All These Names I Carry
It is one year since I learned of Nex Benedict’s death and I am thinking about these names I carry.
Fred “F.C.” Martinez. John T. Williams. Mani Lucas. Kelly Little. Mah-hi-vist Goodblanket. Loreal Tsingine. Jamie Lee Wounded Arrow. Jakelin Caal. Aubrey Dameron. Jonathon Tubby. Nex Benedict.
These are some of the names I carry inside of me. They are the names of Native men, women, and Two-Spirit people we call Missing And Murdered Indigenous Relatives. Some of them were killed by police. Some of them were killed for being Two-Spirit or disabled or a woman. Some were children.

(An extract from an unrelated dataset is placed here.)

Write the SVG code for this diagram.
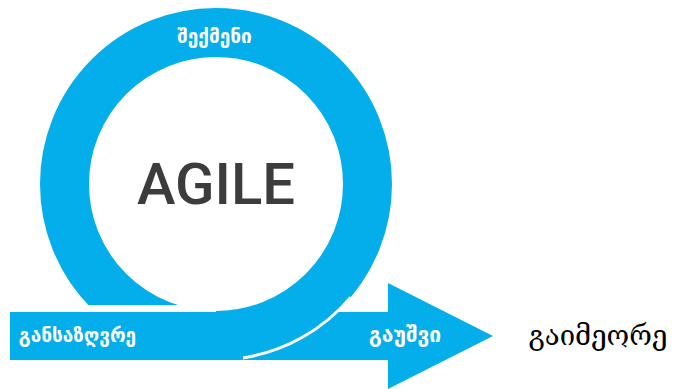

It is one year since I learned of Nex Benedict’s death and I am thinking about these names I carry. I did not know any of these people personally, but when I think of their names, moments come back to me:
watching footage of Fred Martinez twirl in the documentary Two Spirits as a newly-out 17 year old, hoping my parents don’t hear me crying
seeing Jamie Lee Wounded Arrow’s name on the Trans Day of Remembrance list and the sinking feeling in my stomach, knowing she must be Native
writing about Mah-hi-vist Goodblanket in an essay on my experience as a mentally ill Native, and my friend telling me he knew Mah-hi-vist’s mom
my former classmate and coworker posting on facebook that her cousin Jonathon Tubby had been killed by police in my hometown, all while Green Bay pretended police violence was a big city problem
Nex Nex Nex Nex Nex.
My life is shaped by these names, the stories they carried, the stories I carry. Their names, which mean so much to me, which few people seem to remember. They are just random names to them. Native names, trans names, men and women’s names. Names I want to scream, to paste on every lamppost on every streetcorner of America, so that they will be drummed into the psyche of everyone who ever ignored Native people’s continued existence on our lands.
I can measure my life in these names, when I learned them, how long have I been whispering them to the night sky. I can paint a portrait of genocide in the Americas with these names and their stories—if only someone would look at it.
Reader, do you know these names? Could you find the time to pick one up and hold its story tenderly within your heart? Will you speak these names with me into the silence?
In the meantime, I will continue to carry them with me. I will voice them with the vitality they had, and the joy they deserved.